Phase Noise Resilient Codebook Design for Sparse Code Multiple Access
Haibo Liu, Qu Luo, Zilong Liu, Shan Luo, Pei Xiao, Xiaojun Yuan
TL;DR
This work tackles phase-noise (PN) impairments in sparse code multiple access (SCMA) by introducing a PN-aware codebook design framework. It defines a minimum PN metric (MPNM) from PN-augmented pairwise error probability and develops an LP-PAM based low projection mother constellation (LP-MC) to enhance PN resilience. By rotating and scaling the MC per user and optimizing these parameters to maximize MPNM, the authors construct PN resilient sparse codebooks (PNCBs) that outperform state-of-the-art codebooks in simulations for multiple SCMA configurations. The approach provides a practical pathway to robust SCMA deployment in PN-prone IoT and massive connectivity scenarios, with demonstrated improvements in error rate performance and design-guided intuition validated by numerical results.
Abstract
Sparse code multiple access (SCMA) is a promising technique for future machine type communication systems due to its superior spectral efficiency and capability for supporting massive connectivity. This paper proposes a novel class of sparse codebooks to improve the error rate performance of SCMA in the presence of phase noise (PN). Specifically, we first analyze the error rate performance of SCMA impaired by looking into the pair-wise error probability. Then, a novel codebook design metric, called minimum PN metric (MPNM), is proposed.
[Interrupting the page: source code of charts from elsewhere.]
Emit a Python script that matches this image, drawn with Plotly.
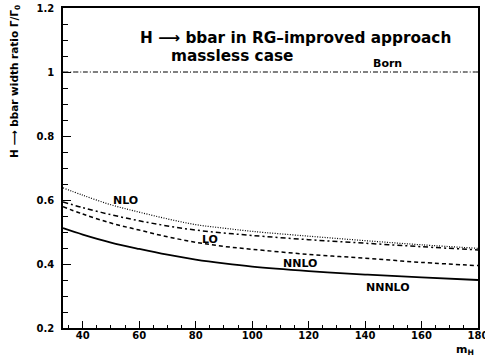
import plotly.graph_objects as go

m_H = [33, 40, 50, 60, 70, 80, 90, 100, 120, 140, 160, 180]
nlo = [0.638, 0.615, 0.585, 0.562, 0.541, 0.523, 0.512, 0.502, 0.487, 0.473, 0.460, 0.449]
lo = [0.594, 0.576, 0.554, 0.535, 0.519, 0.506, 0.497, 0.489, 0.476, 0.465, 0.454, 0.444]
nnlo = [0.579, 0.556, 0.528, 0.506, 0.485, 0.468, 0.455, 0.446, 0.430, 0.418, 0.405, 0.395]
nnnlo = [0.512, 0.492, 0.467, 0.447, 0.429, 0.414, 0.402, 0.392, 0.378, 0.367, 0.358, 0.350]
born = [1.0] * len(m_H)

x_ticks = [40, 60, 80, 100, 120, 140, 160, 180]
y_ticks = [0.2, 0.4, 0.6, 0.8, 1.0, 1.2]
y_ticktext = ["0.2", "0.4", "0.6", "0.8", "1", "1.2"]

FONT = "DejaVu Sans"

fig = go.Figure()
fig.add_trace(go.Scatter(x=m_H, y=born, mode="lines", line=dict(color="black", width=1, dash="5px,2px,1px,2px"), line_shape="spline"))
fig.add_trace(go.Scatter(x=m_H, y=nlo, mode="lines", line=dict(color="black", width=1.2, dash="1px,1.5px"), line_shape="spline"))
fig.add_trace(go.Scatter(x=m_H, y=lo, mode="lines", line=dict(color="black", width=1.5, dash="5px,3px,2px,3px"), line_shape="spline"))
fig.add_trace(go.Scatter(x=m_H, y=nnlo, mode="lines", line=dict(color="black", width=1.5, dash="4px,3px"), line_shape="spline"))
fig.add_trace(go.Scatter(x=m_H, y=nnnlo, mode="lines", line=dict(color="black", width=1.8), line_shape="spline"))

labels = [("Born", 148, 1.028), ("NLO", 55, 0.6), ("LO", 85, 0.478), ("NNLO", 117, 0.403), ("NNNLO", 148, 0.328)]
for t, x, y in labels:
    fig.add_annotation(x=x, y=y, text=t, showarrow=False, xref="x", yref="y",
                       font=dict(family=FONT, size=11, color="black", weight="bold"))

W, L = 415, 63
fig.add_annotation(x=(295 - L) / W, y=1 - (27 - 8) / 320, xref="paper", yref="paper",
                   text="H ⟶ bbar in RG–improved approach", showarrow=False,
                   font=dict(family=FONT, size=15.3, color="black", weight="bold"))
fig.add_annotation(x=(232 - L) / W, y=1 - (45 - 8) / 320, xref="paper", yref="paper",
                   text="massless case", showarrow=False,
                   font=dict(family=FONT, size=15.3, color="black", weight="bold"))
fig.add_annotation(x=(15 - L) / W, y=1 - (82 - 8) / 320, xref="paper", yref="paper",
                   text="H ⟶ bbar width ratio Γ/Γ<sub>0</sub>", textangle=-90,
                   xanchor="center", yanchor="middle", showarrow=False,
                   font=dict(family=FONT, size=10.5, weight="bold"))
fig.add_annotation(x=(476 - L) / W, y=-(350 - 328) / 320, xref="paper", yref="paper", text="m<sub>H</sub>",
                   showarrow=False, xanchor="right", yanchor="middle",
                   font=dict(family=FONT, size=11, weight="bold"))

fig.update_layout(
    width=485, height=358,
    margin=dict(l=63, r=7, t=8, b=30, autoexpand=False),
    paper_bgcolor="white", plot_bgcolor="white",
    showlegend=False,
    font=dict(family=FONT, size=10, color="black"),
)

fig.update_xaxes(range=[33, 180], tickvals=x_ticks, ticks="inside", ticklen=7, automargin=False,
                 ticklabeloverflow="allow", ticklabelstandoff=-3,
                 tickwidth=1, tickcolor="black", showline=True, linecolor="black", linewidth=1.5, mirror=True,
                 showgrid=False, zeroline=False, tickfont=dict(family=FONT, size=10, weight="bold"),
                 minor=dict(dtick=5, tick0=0, ticks="inside", ticklen=3, tickcolor="black"))
fig.update_yaxes(range=[0.2, 1.2], tickvals=y_ticks, ticktext=y_ticktext, automargin=False,
                 ticklabeloverflow="allow", ticklabelstandoff=5,
                 ticks="inside", ticklen=8, tickwidth=1, tickcolor="black", showline=True, linecolor="black",
                 linewidth=1.5, mirror=True, showgrid=False, zeroline=False,
                 tickfont=dict(family=FONT, size=10, weight="bold"),
                 minor=dict(dtick=0.05, tick0=0, ticks="inside", ticklen=5, tickcolor="black"))

fig.write_html("out.html", config={"displayModeBar": False},
               post_script="document.body.style.margin='0';")
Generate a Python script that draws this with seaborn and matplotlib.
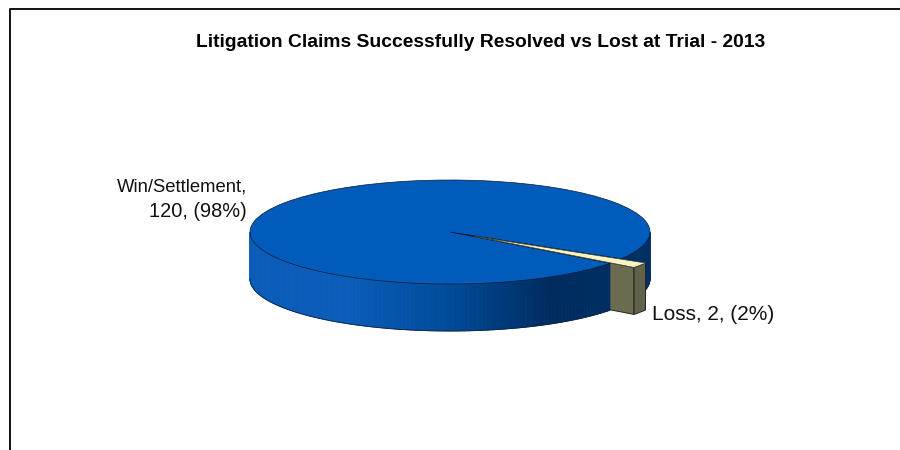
import numpy as np
import seaborn as sns
import matplotlib.pyplot as plt
from matplotlib.lines import Line2D

categories = ['Win/Settlement', 'Loss']
claims = [120, 2]
percents = [98, 2]
title = 'Litigation Claims Successfully Resolved vs Lost at Trial - 2013'

top_colors = ['#005BBB', '#F7F4C4']
wall_colors = ['#0A5CB8', '#0A5CB8', '#004A99', '#002C60', '#003064']
loss_front = '#6B6B50'
loss_side = '#62624A'

sns.set_theme(style='white')
plt.rcParams['font.family'] = ['Liberation Sans', 'DejaVu Sans']

W, H = 900, 450
cx, cy = 450, 232   # pie centre in pixels
rx, ry = 200, 52    # ellipse radii in pixels
depth = 47 / ry     # height of the wall, in pie units
start = -31
explode = 0.145

fig = plt.figure(figsize=(9, 4.5), dpi=100)
ax = fig.add_axes([0, 0, 1, 1])

# split the wedges the way pie does it
sweep = 360 * np.array(claims) / sum(claims)
win_end = start + sweep[0]
loss_mid = np.deg2rad(win_end + sweep[1] / 2)
shift = explode * np.array([np.cos(loss_mid), np.sin(loss_mid)])


def wall(a0, a1, zorder, steps=120):
    # vertical side of the disc, shaded left to right
    angles = np.deg2rad(np.linspace(a0, a1, steps + 1))
    palette = sns.blend_palette(wall_colors, 256)
    for t0, t1 in zip(angles[:-1], angles[1:]):
        xs = np.cos([t0, t1, t1, t0])
        ys = np.sin([t0, t1, t1, t0]) - np.array([0, 0, depth, depth])
        pos = (np.cos((t0 + t1) / 2) + 1) / 2
        c = palette[min(int(pos * 256), 255)]
        ax.fill(xs, ys, color=c, lw=0.6, zorder=zorder)
    # thin outline along the bottom
    ax.plot(np.cos(angles), np.sin(angles) - depth, color='#10243F', lw=0.6, zorder=zorder + 0.1)


# back part of the wall, right of the slice
wall(start, 0, 1, steps=30)

# dark gap left behind by the slice
t0 = np.deg2rad(win_end)
t1 = np.deg2rad(win_end + sweep[1])
ax.fill([0, np.cos(t0), np.cos(t1)], [0, np.sin(t0), np.sin(t1)], color='#00285A', zorder=1.5)

# faces of the pulled out slice
tip = shift
c0 = shift + [np.cos(t0), np.sin(t0)]
ax.fill([tip[0], c0[0], c0[0], tip[0]], [tip[1], c0[1], c0[1] - depth, tip[1] - depth],
        facecolor=loss_front, edgecolor='#222222', lw=0.7, zorder=2)
arc = np.linspace(t0, t1, 12)
arc_x = shift[0] + np.cos(arc)
arc_y = shift[1] + np.sin(arc)
ax.fill(np.r_[arc_x, arc_x[::-1]], np.r_[arc_y, arc_y[::-1] - depth],
        facecolor=loss_side, edgecolor='#222222', lw=0.7, zorder=2)

# front part of the wall hides the left end of the slice face
wall(180, win_end, 3)

# top of the disc
wedges, _ = ax.pie(claims, colors=top_colors, startangle=start,
                   explode=[0, explode], radius=1, center=(0, 0),
                   wedgeprops={'edgecolor': '#0A1A35', 'linewidth': 0.5})
wedges[0].set_zorder(4)
wedges[1].set_zorder(5)
wedges[1].set_edgecolor('#444433')

ax.set_aspect('auto')
ax.set_xlim(-cx / rx, (W - cx) / rx)
ax.set_ylim(-(H - cy) / ry, cy / ry)
ax.axis('off')

# labels, line by line since the widths differ in the original
fig.text(481 / W, 1 - 42.5 / H, title, ha='center', va='center',
         fontsize=13.9, fontweight='bold', color='black')
fig.text(247 / W, 1 - 187 / H, f'{categories[0]},', ha='right', va='center',
         fontsize=13.3, color='#111111')
fig.text(247 / W, 1 - 212 / H, f'{claims[0]}, ({percents[0]}%)', ha='right', va='center',
         fontsize=14.4, color='#111111')
fig.text(652 / W, 1 - 315 / H, f'{categories[1]}, {claims[1]}, ({percents[1]}%)',
         ha='left', va='center', fontsize=15, color='#111111')

# outer frame, only top and left show
fig.add_artist(Line2D([10 / W, 10 / W, 1], [0, 1 - 8.5 / H, 1 - 8.5 / H], color='black', lw=1.3))

fig.savefig('out.png', dpi=100)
In addition, to design PN resilient codebooks, we propose a novel pulse-amplitude modulation (PAM)-based low projection mother constellation (LP-MC), called LP-PAM. The codebooks for different users are obtained by rotating and scaling the MC, where the phase rotation angles and scaling factors for different users are optimized by maximizing the proposed MPNM. Numerical results show that the proposed PNCBs have larger MPNM values and achieve improved error rate performance than the-state-of-the-art codebooks.